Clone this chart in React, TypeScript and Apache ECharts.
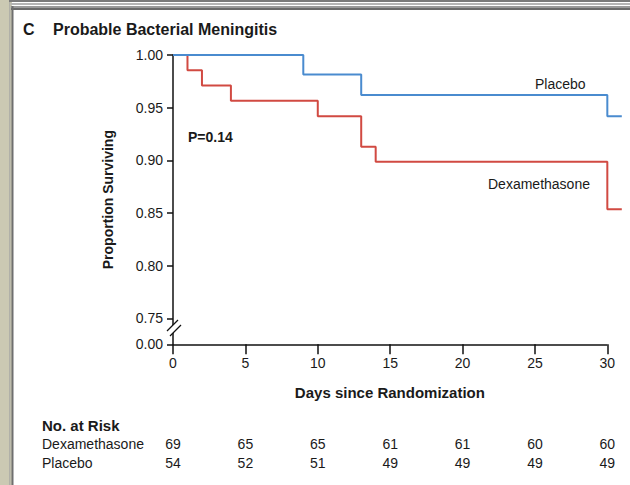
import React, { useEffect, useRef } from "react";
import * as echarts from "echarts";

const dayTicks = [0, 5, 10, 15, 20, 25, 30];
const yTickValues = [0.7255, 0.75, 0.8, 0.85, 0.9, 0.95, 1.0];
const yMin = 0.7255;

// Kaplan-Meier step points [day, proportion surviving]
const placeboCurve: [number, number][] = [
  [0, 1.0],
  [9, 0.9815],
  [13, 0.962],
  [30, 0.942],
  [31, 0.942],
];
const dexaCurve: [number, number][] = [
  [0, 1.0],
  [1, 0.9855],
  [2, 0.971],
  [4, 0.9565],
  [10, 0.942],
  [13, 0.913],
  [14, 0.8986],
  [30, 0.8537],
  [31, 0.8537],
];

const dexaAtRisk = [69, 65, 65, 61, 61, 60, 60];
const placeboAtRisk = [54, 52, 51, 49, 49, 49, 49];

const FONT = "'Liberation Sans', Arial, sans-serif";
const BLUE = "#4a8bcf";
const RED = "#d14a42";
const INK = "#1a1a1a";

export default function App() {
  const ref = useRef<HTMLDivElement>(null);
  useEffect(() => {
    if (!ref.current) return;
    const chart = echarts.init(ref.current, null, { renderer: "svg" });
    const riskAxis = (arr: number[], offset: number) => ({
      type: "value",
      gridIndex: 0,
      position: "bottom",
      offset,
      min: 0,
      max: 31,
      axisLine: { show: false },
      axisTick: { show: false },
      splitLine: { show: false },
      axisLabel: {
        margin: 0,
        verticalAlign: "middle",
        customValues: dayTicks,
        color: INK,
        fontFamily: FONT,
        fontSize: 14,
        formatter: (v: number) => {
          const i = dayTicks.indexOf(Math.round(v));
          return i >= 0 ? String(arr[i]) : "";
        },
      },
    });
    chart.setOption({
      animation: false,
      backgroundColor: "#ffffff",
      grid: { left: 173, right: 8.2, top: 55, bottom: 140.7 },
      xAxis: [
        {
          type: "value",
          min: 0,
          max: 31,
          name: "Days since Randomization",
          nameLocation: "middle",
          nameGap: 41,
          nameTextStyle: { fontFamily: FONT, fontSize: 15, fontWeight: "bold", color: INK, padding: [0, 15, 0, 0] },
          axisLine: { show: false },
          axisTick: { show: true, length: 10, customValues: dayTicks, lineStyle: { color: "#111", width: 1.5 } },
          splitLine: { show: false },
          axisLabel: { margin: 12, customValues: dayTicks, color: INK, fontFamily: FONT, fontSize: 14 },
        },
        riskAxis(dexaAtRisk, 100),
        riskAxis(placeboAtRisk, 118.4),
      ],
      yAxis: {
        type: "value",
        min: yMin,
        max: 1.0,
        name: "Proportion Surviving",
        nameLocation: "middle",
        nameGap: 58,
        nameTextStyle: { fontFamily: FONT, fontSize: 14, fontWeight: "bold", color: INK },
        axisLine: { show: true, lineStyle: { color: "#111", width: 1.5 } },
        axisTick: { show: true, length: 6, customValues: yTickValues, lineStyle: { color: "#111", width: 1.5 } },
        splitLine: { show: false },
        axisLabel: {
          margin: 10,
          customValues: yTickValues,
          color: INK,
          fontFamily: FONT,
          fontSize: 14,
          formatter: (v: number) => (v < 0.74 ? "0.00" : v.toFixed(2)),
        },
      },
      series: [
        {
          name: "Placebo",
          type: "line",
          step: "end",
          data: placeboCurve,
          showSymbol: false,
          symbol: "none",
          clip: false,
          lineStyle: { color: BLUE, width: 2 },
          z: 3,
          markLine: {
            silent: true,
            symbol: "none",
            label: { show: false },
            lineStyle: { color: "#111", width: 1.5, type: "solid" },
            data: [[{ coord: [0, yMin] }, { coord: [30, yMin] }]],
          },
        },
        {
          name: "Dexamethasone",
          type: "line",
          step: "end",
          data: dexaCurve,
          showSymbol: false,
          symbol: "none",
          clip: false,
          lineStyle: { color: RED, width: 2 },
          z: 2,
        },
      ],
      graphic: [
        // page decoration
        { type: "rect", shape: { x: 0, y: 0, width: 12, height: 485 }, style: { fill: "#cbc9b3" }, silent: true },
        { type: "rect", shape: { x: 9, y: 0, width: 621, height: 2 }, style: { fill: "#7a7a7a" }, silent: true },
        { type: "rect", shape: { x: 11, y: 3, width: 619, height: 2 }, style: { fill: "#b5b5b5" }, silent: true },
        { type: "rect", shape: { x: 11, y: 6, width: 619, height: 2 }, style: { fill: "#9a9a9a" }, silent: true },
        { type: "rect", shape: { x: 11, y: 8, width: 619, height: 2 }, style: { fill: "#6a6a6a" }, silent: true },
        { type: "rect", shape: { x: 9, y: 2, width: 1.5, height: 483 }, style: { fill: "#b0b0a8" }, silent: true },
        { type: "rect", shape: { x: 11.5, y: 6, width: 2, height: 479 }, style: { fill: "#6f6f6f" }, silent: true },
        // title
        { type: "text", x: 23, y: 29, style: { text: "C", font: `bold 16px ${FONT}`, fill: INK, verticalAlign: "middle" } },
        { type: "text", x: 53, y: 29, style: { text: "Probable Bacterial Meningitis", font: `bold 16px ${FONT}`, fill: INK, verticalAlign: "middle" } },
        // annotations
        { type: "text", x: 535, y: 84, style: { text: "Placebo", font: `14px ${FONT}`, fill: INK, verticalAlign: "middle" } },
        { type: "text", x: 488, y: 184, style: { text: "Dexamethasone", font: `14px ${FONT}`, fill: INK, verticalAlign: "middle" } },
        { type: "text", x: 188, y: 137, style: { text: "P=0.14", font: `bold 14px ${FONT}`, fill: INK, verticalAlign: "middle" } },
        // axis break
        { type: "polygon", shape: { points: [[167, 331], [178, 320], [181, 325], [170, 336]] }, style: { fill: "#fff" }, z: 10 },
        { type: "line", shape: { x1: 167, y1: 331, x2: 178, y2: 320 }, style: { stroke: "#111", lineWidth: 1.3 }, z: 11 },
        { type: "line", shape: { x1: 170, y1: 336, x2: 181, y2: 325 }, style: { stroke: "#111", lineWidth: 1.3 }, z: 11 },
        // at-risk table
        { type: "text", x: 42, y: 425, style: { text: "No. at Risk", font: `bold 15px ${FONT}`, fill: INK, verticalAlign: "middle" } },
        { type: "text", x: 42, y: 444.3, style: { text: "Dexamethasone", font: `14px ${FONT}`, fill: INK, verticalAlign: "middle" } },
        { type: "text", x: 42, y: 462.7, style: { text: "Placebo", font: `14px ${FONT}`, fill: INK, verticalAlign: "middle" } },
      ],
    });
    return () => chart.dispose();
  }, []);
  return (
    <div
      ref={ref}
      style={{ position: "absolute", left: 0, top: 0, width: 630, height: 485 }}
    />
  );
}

+-------+

▶ Work required
Repeat the listing above exactly, with no pictures.

▶ Task solution
Clone this chart in React, TypeScript and Apache ECharts.
import React, { useEffect, useRef } from "react";
import * as echarts from "echarts";

const dayTicks = [0, 5, 10, 15, 20, 25, 30];
const yTickValues = [0.7255, 0.75, 0.8, 0.85, 0.9, 0.95, 1.0];
const yMin = 0.7255;

// Kaplan-Meier step points [day, proportion surviving]
const placeboCurve: [number, number][] = [
  [0, 1.0],
  [9, 0.9815],
  [13, 0.962],
  [30, 0.942],
  [31, 0.942],
];
const dexaCurve: [number, number][] = [
  [0, 1.0],
  [1, 0.9855],
  [2, 0.971],
  [4, 0.9565],
  [10, 0.942],
  [13, 0.913],
  [14, 0.8986],
  [30, 0.8537],
  [31, 0.8537],
];

const dexaAtRisk = [69, 65, 65, 61, 61, 60, 60];
const placeboAtRisk = [54, 52, 51, 49, 49, 49, 49];

const FONT = "'Liberation Sans', Arial, sans-serif";
const BLUE = "#4a8bcf";
const RED = "#d14a42";
const INK = "#1a1a1a";

export default function App() {
  const ref = useRef<HTMLDivElement>(null);
  useEffect(() => {
    if (!ref.current) return;
    const chart = echarts.init(ref.current, null, { renderer: "svg" });
    const riskAxis = (arr: number[], offset: number) => ({
      type: "value",
      gridIndex: 0,
      position: "bottom",
      offset,
      min: 0,
      max: 31,
      axisLine: { show: false },
      axisTick: { show: false },
      splitLine: { show: false },
      axisLabel: {
        margin: 0,
        verticalAlign: "middle",
        customValues: dayTicks,
        color: INK,
        fontFamily: FONT,
        fontSize: 14,
        formatter: (v: number) => {
          const i = dayTicks.indexOf(Math.round(v));
          return i >= 0 ? String(arr[i]) : "";
        },
      },
    });
    chart.setOption({
      animation: false,
      backgroundColor: "#ffffff",
      grid: { left: 173, right: 8.2, top: 55, bottom: 140.7 },
      xAxis: [
        {
          type: "value",
          min: 0,
          max: 31,
          name: "Days since Randomization",
          nameLocation: "middle",
          nameGap: 41,
          nameTextStyle: { fontFamily: FONT, fontSize: 15, fontWeight: "bold", color: INK, padding: [0, 15, 0, 0] },
          axisLine: { show: false },
          axisTick: { show: true, length: 10, customValues: dayTicks, lineStyle: { color: "#111", width: 1.5 } },
          splitLine: { show: false },
          axisLabel: { margin: 12, customValues: dayTicks, color: INK, fontFamily: FONT, fontSize: 14 },
        },
        riskAxis(dexaAtRisk, 100),
        riskAxis(placeboAtRisk, 118.4),
      ],
      yAxis: {
        type: "value",
        min: yMin,
        max: 1.0,
        name: "Proportion Surviving",
        nameLocation: "middle",
        nameGap: 58,
        nameTextStyle: { fontFamily: FONT, fontSize: 14, fontWeight: "bold", color: INK },
        axisLine: { show: true, lineStyle: { color: "#111", width: 1.5 } },
        axisTick: { show: true, length: 6, customValues: yTickValues, lineStyle: { color: "#111", width: 1.5 } },
        splitLine: { show: false },
        axisLabel: {
          margin: 10,
          customValues: yTickValues,
          color: INK,
          fontFamily: FONT,
          fontSize: 14,
          formatter: (v: number) => (v < 0.74 ? "0.00" : v.toFixed(2)),
        },
      },
      series: [
        {
          name: "Placebo",
          type: "line",
          step: "end",
          data: placeboCurve,
          showSymbol: false,
          symbol: "none",
          clip: false,
          lineStyle: { color: BLUE, width: 2 },
          z: 3,
          markLine: {
            silent: true,
            symbol: "none",
            label: { show: false },
            lineStyle: { color: "#111", width: 1.5, type: "solid" },
            data: [[{ coord: [0, yMin] }, { coord: [30, yMin] }]],
          },
        },
        {
          name: "Dexamethasone",
          type: "line",
          step: "end",
          data: dexaCurve,
          showSymbol: false,
          symbol: "none",
          clip: false,
          lineStyle: { color: RED, width: 2 },
          z: 2,
        },
      ],
      graphic: [
        // page decoration
        { type: "rect", shape: { x: 0, y: 0, width: 12, height: 485 }, style: { fill: "#cbc9b3" }, silent: true },
        { type: "rect", shape: { x: 9, y: 0, width: 621, height: 2 }, style: { fill: "#7a7a7a" }, silent: true },
        { type: "rect", shape: { x: 11, y: 3, width: 619, height: 2 }, style: { fill: "#b5b5b5" }, silent: true },
        { type: "rect", shape: { x: 11, y: 6, width: 619, height: 2 }, style: { fill: "#9a9a9a" }, silent: true },
        { type: "rect", shape: { x: 11, y: 8, width: 619, height: 2 }, style: { fill: "#6a6a6a" }, silent: true },
        { type: "rect", shape: { x: 9, y: 2, width: 1.5, height: 483 }, style: { fill: "#b0b0a8" }, silent: true },
        { type: "rect", shape: { x: 11.5, y: 6, width: 2, height: 479 }, style: { fill: "#6f6f6f" }, silent: true },
        // title
        { type: "text", x: 23, y: 29, style: { text: "C", font: `bold 16px ${FONT}`, fill: INK, verticalAlign: "middle" } },
        { type: "text", x: 53, y: 29, style: { text: "Probable Bacterial Meningitis", font: `bold 16px ${FONT}`, fill: INK, verticalAlign: "middle" } },
        // annotations
        { type: "text", x: 535, y: 84, style: { text: "Placebo", font: `14px ${FONT}`, fill: INK, verticalAlign: "middle" } },
        { type: "text", x: 488, y: 184, style: { text: "Dexamethasone", font: `14px ${FONT}`, fill: INK, verticalAlign: "middle" } },
        { type: "text", x: 188, y: 137, style: { text: "P=0.14", font: `bold 14px ${FONT}`, fill: INK, verticalAlign: "middle" } },
        // axis break
        { type: "polygon", shape: { points: [[167, 331], [178, 320], [181, 325], [170, 336]] }, style: { fill: "#fff" }, z: 10 },
        { type: "line", shape: { x1: 167, y1: 331, x2: 178, y2: 320 }, style: { stroke: "#111", lineWidth: 1.3 }, z: 11 },
        { type: "line", shape: { x1: 170, y1: 336, x2: 181, y2: 325 }, style: { stroke: "#111", lineWidth: 1.3 }, z: 11 },
        // at-risk table
        { type: "text", x: 42, y: 425, style: { text: "No. at Risk", font: `bold 15px ${FONT}`, fill: INK, verticalAlign: "middle" } },
        { type: "text", x: 42, y: 444.3, style: { text: "Dexamethasone", font: `14px ${FONT}`, fill: INK, verticalAlign: "middle" } },
        { type: "text", x: 42, y: 462.7, style: { text: "Placebo", font: `14px ${FONT}`, fill: INK, verticalAlign: "middle" } },
      ],
    });
    return () => chart.dispose();
  }, []);
  return (
    <div
      ref={ref}
      style={{ position: "absolute", left: 0, top: 0, width: 630, height: 485 }}
    />
  );
}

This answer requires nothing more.